Rasulullah Muhammad (SAW) dan para sahabatnya juga pernah melakukan mudik jauh sebelum tradisi ini diadopsi oleh masyarakat Muslim Indonesia. Rasulullah pulang ke Makkah setelah delapan tahun meninggalkan kampung halamannya pada tanggal 10 Ramadhan tahun ke-8 Hijriyah, bertepatan dengan 8 Juni 632 M. Meskipun konteks dan tujuan mudik Rasulullah berbeda, yaitu untuk penaklukan Makkah (Fathu Makkah), hal ini menunjukkan bahwa pulang kampung merupakan bagian penting dari sejarah Islam.
Dalam buku “Pengantin Ramadhan,” Muchlis Hanafi menyebutkan bahwa Rasulullah ‘mudik’ ke Makkah selama 19 hari. Saat itu, beliau merayakan hari raya Idul Fitri yang keenam di Makkah, kampung halamannya. Selama mudik, Rasulullah menunjukkan bahwa Islam adalah agama yang membawa rahmat bagi seluruh alam. Beliau memaafkan semua musuh yang pernah menentang dakwah Islam dan menghancurkan berhala-berhala di area Ka’bah yang disembah oleh warga Makkah. Total ada 360 berhala yang dimusnahkan, termasuk tiga berhala besar; Hubal, al-Latta, dan al-Uzza.
Rasulullah juga mengumumkan agar setiap orang yang memiliki berhala di rumahnya segera menghancurkannya. Setelah menyelesaikan urusannya di Makkah, beliau kembali ke Madinah. Dalam sebuah hadist yang diriwayatkan Bukhari dan Muslim, Rasulullah menyatakan bahwa tidak ada lagi hijrah ke Madinah setelah kemenangan di Makkah, yang ada hanyalah niat tulus untuk melakukan kebajikan disertai perjuangan untuk mewujudkannya.

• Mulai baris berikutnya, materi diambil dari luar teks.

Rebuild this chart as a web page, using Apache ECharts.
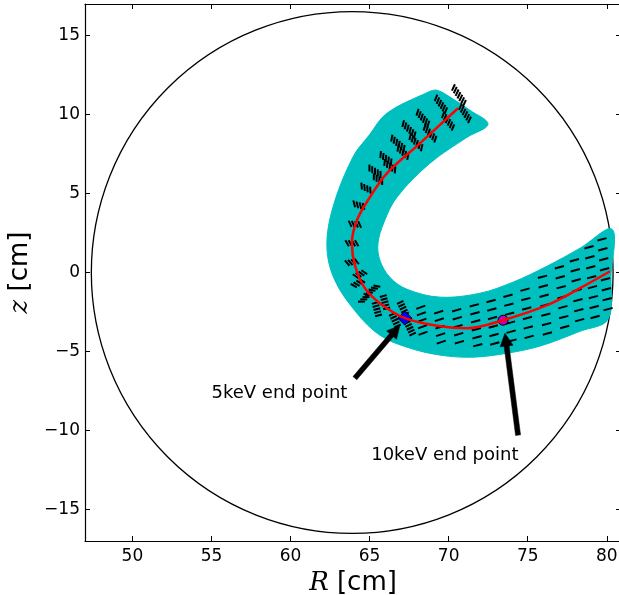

Ketika seseorang mudik ke kampung halamannya, hendaknya mereka menebarkan kebaikan, kebahagiaan, dan kedamaian seperti yang dilakukan Rasulullah selama Fathu Makkah, bukan malah menyebarkan keburukan atau hal negatif lainnya. Tradisi ini seharusnya menjadi momentum untuk mempererat tali silaturahim dan menciptakan suasana yang harmonis dalam masyarakat.